Later that afternoon we flew to Port Harcourt. As our planned pickup arrangement was stuck in traffic, Muizz, Nick’s sidekick who was travelling with us and who made all the travelling and staying arrangements, ordered a taxi. A rattletrap Mercedes arrived, just to be rejected by Muizz. The second taxi looked a bit better until we were all piled into it. It battled to start, made a big screech, went backwards in stead of forwards before we got going at last. In the traffic it threatened to overheat and the aircon had to be switched off. We made it to the hotel but not before all of us visualized ourselves standing next to the road in the rain.

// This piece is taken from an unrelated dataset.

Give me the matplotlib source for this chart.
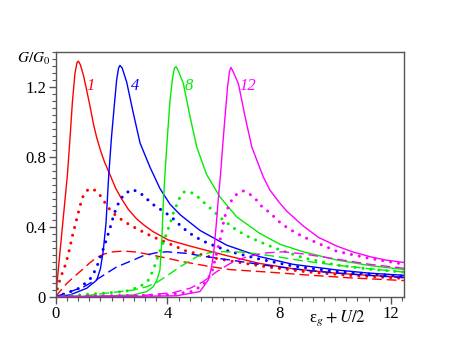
import numpy as np
import matplotlib
matplotlib.use("Agg")
import matplotlib.pyplot as plt
from matplotlib.ticker import MultipleLocator

plt.rcParams['mathtext.fontset'] = 'stix'
plt.rcParams['font.family'] = ['Liberation Serif', 'DejaVu Serif']

# U values labelling the peaks
peak_labels = ['1', '4', '8', '12']
label_x = [1.25, 2.86, 4.76, 6.87]
label_y = [1.21, 1.21, 1.21, 1.21]
colors = ['#ff0000', '#0000ff', '#00ee00', '#ff00ff']

# solid curves
red_solid_x = [0, 0.15, 0.3, 0.42, 0.5, 0.6, 0.69, 0.76, 0.81, 0.88, 0.99, 1.1, 1.23, 1.35, 1.47, 1.6,
               1.75, 1.94, 2.15, 2.36, 2.6, 2.9, 3.2, 3.49, 4.03, 4.92, 6.12, 7.31, 8.5, 10.0, 11.2, 12.5]
red_solid_y = [0, 0.25, 0.5, 0.70, 0.88, 1.12, 1.28, 1.34, 1.35, 1.33, 1.27, 1.19, 1.09, 0.99, 0.91, 0.84,
               0.77, 0.70, 0.62, 0.56, 0.50, 0.445, 0.405, 0.372, 0.325, 0.285, 0.235, 0.19, 0.16, 0.135,
               0.122, 0.112]
blue_solid_x = [0, 0.51, 1.11, 1.47, 1.6, 1.7, 1.8, 1.9, 2.0, 2.1, 2.18, 2.25, 2.3, 2.38, 2.54,
                2.78, 3.02, 3.38, 3.73, 4.09, 4.45, 5.16, 6.12, 7.31, 8.5, 10.06, 11.2, 12.5]
blue_solid_y = [0, 0.01, 0.048, 0.095, 0.16, 0.26, 0.42, 0.70, 0.92, 1.10, 1.24, 1.31, 1.325, 1.31,
                1.23, 1.05, 0.88, 0.74, 0.62, 0.53, 0.47, 0.38, 0.295, 0.229, 0.185, 0.153, 0.135, 0.122]
green_solid_x = [0, 1.5, 2.78, 3.26, 3.49, 3.62, 3.73, 3.8, 3.85, 3.91, 4.0, 4.09, 4.18, 4.25, 4.31,
                 4.4, 4.57, 4.81, 5.05, 5.4, 5.88, 6.48, 7.31, 8.03, 8.86, 10.06, 11.25, 12.5]
green_solid_y = [0, 0.003, 0.01, 0.029, 0.057, 0.095, 0.152, 0.33, 0.53, 0.70, 0.92, 1.12, 1.25,
                 1.31, 1.318, 1.29, 1.22, 1.03, 0.857, 0.70, 0.571, 0.457, 0.362, 0.3, 0.257, 0.21,
                 0.178, 0.155]
magenta_solid_x = [0, 3.0, 4.33, 5.16, 5.46, 5.58, 5.66, 5.76, 5.83, 5.9, 5.98, 6.06, 6.15, 6.22, 6.27,
                   6.35, 6.54, 6.78, 7.02, 7.43, 7.67, 8.0, 8.27, 8.86, 9.4, 10.06, 10.6, 11.25, 11.8, 12.5]
magenta_solid_y = [0, 0.002, 0.005, 0.029, 0.095, 0.17, 0.26, 0.438, 0.58, 0.70, 0.87, 1.03, 1.2, 1.29,
                   1.314, 1.29, 1.22, 1.03, 0.857, 0.686, 0.61, 0.54, 0.49, 0.405, 0.34, 0.29, 0.258,
                   0.229, 0.21, 0.195]

# dotted curves
red_dot_x = [0, 0.09, 0.21, 0.33, 0.45, 0.6, 0.73, 0.87, 0.99, 1.15, 1.29, 1.45, 1.59, 1.88, 2.18,
             2.66, 2.96, 3.28, 3.61, 3.97, 4.66, 5.76, 6.12, 7.5, 9.0, 10.5, 12.5]
red_dot_y = [0, 0.067, 0.124, 0.175, 0.24, 0.35, 0.43, 0.52, 0.58, 0.612, 0.62, 0.605, 0.58, 0.51, 0.46,
             0.41, 0.385, 0.358, 0.334, 0.31, 0.262, 0.219, 0.208, 0.172, 0.142, 0.122, 0.104]
blue_dot_x = [0, 0.39, 0.87, 1.29, 1.47, 1.65, 1.8, 1.94, 2.06, 2.18, 2.33, 2.48, 2.75, 3.02, 3.26,
              3.55, 3.85, 4.15, 4.51, 4.81, 5.16, 5.46, 6.2, 7.3, 8.5, 10.0, 11.2, 12.5]
blue_dot_y = [0, 0.02, 0.05, 0.111, 0.171, 0.248, 0.32, 0.39, 0.457, 0.514, 0.56, 0.591, 0.614, 0.595,
              0.56, 0.52, 0.49, 0.455, 0.4, 0.362, 0.328, 0.305, 0.26, 0.215, 0.175, 0.145, 0.13, 0.117]
green_dot_x = [0, 2.48, 3.02, 3.32, 3.49, 3.7, 3.9, 4.03, 4.12, 4.21, 4.45, 4.6, 4.8, 5.0, 5.34, 5.58,
               6.0, 6.48, 6.9, 7.31, 7.85, 8.86, 10.06, 11.25, 12.5]
green_dot_y = [0, 0.029, 0.057, 0.095, 0.152, 0.25, 0.33, 0.39, 0.43, 0.48, 0.571, 0.6, 0.6, 0.585,
               0.534, 0.5, 0.438, 0.381, 0.343, 0.314, 0.278, 0.223, 0.181, 0.157, 0.14]
magenta_dot_x = [0, 4.0, 4.87, 5.28, 5.58, 5.7, 5.82, 5.94, 6.02, 6.12, 6.3, 6.48, 6.71, 6.95, 7.19,
                 7.37, 7.67, 8.03, 8.33, 8.86, 9.4, 10.06, 11.25, 12.5]
magenta_dot_y = [0, 0.01, 0.029, 0.067, 0.134, 0.21, 0.286, 0.362, 0.438, 0.495, 0.553, 0.587, 0.606,
                 0.587, 0.553, 0.518, 0.48, 0.425, 0.39, 0.343, 0.305, 0.26, 0.219, 0.185]

# dashed curves
red_dash_x = [0, 0.15, 0.39, 0.7, 0.99, 1.23, 1.47, 1.75, 2.06, 2.4, 2.8, 3.14, 3.73, 4.57, 5.4, 6.24,
              7.67, 9.0, 10.5, 12.5]
red_dash_y = [0, 0.03, 0.075, 0.12, 0.16, 0.195, 0.225, 0.245, 0.257, 0.261, 0.257, 0.248, 0.229, 0.2,
              0.176, 0.155, 0.14, 0.124, 0.108, 0.092]
blue_dash_x = [0, 0.63, 0.99, 1.59, 1.82, 2.18, 2.78, 3.14, 3.61, 3.97, 4.69, 5.4, 6.24, 7.5, 9.0,
               10.5, 12.5]
blue_dash_y = [0, 0.035, 0.055, 0.11, 0.134, 0.17, 0.21, 0.235, 0.252, 0.257, 0.248, 0.229, 0.21,
               0.18, 0.15, 0.13, 0.108]
green_dash_x = [0, 1.0, 1.82, 2.78, 3.26, 3.6, 3.85, 4.45, 5.05, 5.5, 5.9, 6.71, 7.67, 8.86, 10.06,
                11.25, 12.5]
green_dash_y = [0, 0.004, 0.02, 0.038, 0.057, 0.08, 0.105, 0.171, 0.229, 0.252, 0.258, 0.255, 0.235,
                0.205, 0.18, 0.16, 0.14]
magenta_dash_x = [0, 3.0, 4.21, 4.81, 5.28, 5.76, 6.24, 6.84, 7.55, 8.15, 8.86, 10.06, 11.25, 12.5]
magenta_dash_y = [0, 0.005, 0.023, 0.048, 0.086, 0.143, 0.19, 0.229, 0.251, 0.257, 0.245, 0.215,
                  0.185, 0.162]

solid = [(red_solid_x, red_solid_y), (blue_solid_x, blue_solid_y),
         (green_solid_x, green_solid_y), (magenta_solid_x, magenta_solid_y)]
dotted = [(red_dot_x, red_dot_y), (blue_dot_x, blue_dot_y),
          (green_dot_x, green_dot_y), (magenta_dot_x, magenta_dot_y)]
dashed = [(red_dash_x, red_dash_y), (blue_dash_x, blue_dash_y),
          (green_dash_x, green_dash_y), (magenta_dash_x, magenta_dash_y)]

fig = plt.figure(figsize=(4.51, 3.49), dpi=100)
ax = fig.add_axes([0.1235, 0.15, 0.7725, 0.70])

for i, c in enumerate(colors):
    ax.plot(*dashed[i], color=c, lw=1.0, linestyle=(0, (7, 3.5)))
    ax.plot(*dotted[i], color=c, lw=2.2, linestyle=(0, (0.01, 2.6)),
            dash_capstyle='round')
    ax.plot(*solid[i], color=c, lw=1.0)
    ax.text(label_x[i], label_y[i], peak_labels[i], color=c, fontsize=12,
            style='italic', ha='center', va='center')

ax.set_xlim(0, 12.47)
ax.set_ylim(0, 1.4)
ax.xaxis.set_major_locator(MultipleLocator(4))
ax.xaxis.set_minor_locator(MultipleLocator(0.4))
ax.yaxis.set_major_locator(MultipleLocator(0.4))
ax.yaxis.set_minor_locator(MultipleLocator(0.04))
ax.set_yticks([0, 0.4, 0.8, 1.2])
ax.set_yticklabels(['0', '0.4', '0.8', '1.2'])
ax.set_xticks([0, 4, 8, 12])
ax.set_xticklabels(['0', '4', '8', '12'])
for s in ax.spines.values():
    s.set_color('#555555')
    s.set_linewidth(1.0)
ax.tick_params(which='both', direction='out', color='#555555', labelsize=12, top=False, right=False)
ax.tick_params(which='major', length=5, width=1.0, pad=2)
ax.tick_params(which='minor', length=3, width=0.8)

ax.text(-0.016, 0.956, r'$G/G_0$', transform=ax.transAxes, ha='right', va='baseline', fontsize=11)
# upright epsilon, italic subscript and U/2
ax.text(0.726, -0.1035, r'ε$_g+U/2$', transform=ax.transAxes, ha='left', va='baseline',
        fontsize=12)

fig.savefig('out.png', dpi=100)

Our next transport that evening was the complete opposite. We were to have dinner at another hotel with a friend of our host. Outside the hotel arrived to pick us up, a military double cab. Beside the driver an armed military man was seated and in the open bakkie behind us, were four more armed militaries. We were careering through the Port Harcourt streets in true African style. At the President hotel we were introduced to the friend of our host: the colonel and in charge of all the military in the area, which explained our mode of transport.


The evening turned out to be fascinating. They were all Hausas at the table with the exception of Muizz. The three main ethnic groups in Nigeria is Hausa (predominantly Muslems), Joruba and Igbo (mainly Christians). There are more minority groups as well. To hear the complexities of their society from a military commander, who have to instill order between them was most interesting. For centauries these groups have often been in conflict. The Biafra war, for example, was ignited because the Igbos wanted to establish their own country as they felt threatened by the other groups. The Jorubas and Hausas in turn saw them as power hungry who owned most of the property. The Hausa is spread over six countries from Nigeria to Sudan, and the Igbo’s in the Delta and River estates are regarded as Cameroons by that country. Then how on earth are they going to have a free and fair election next year?



The fear and expectation of conflict is high.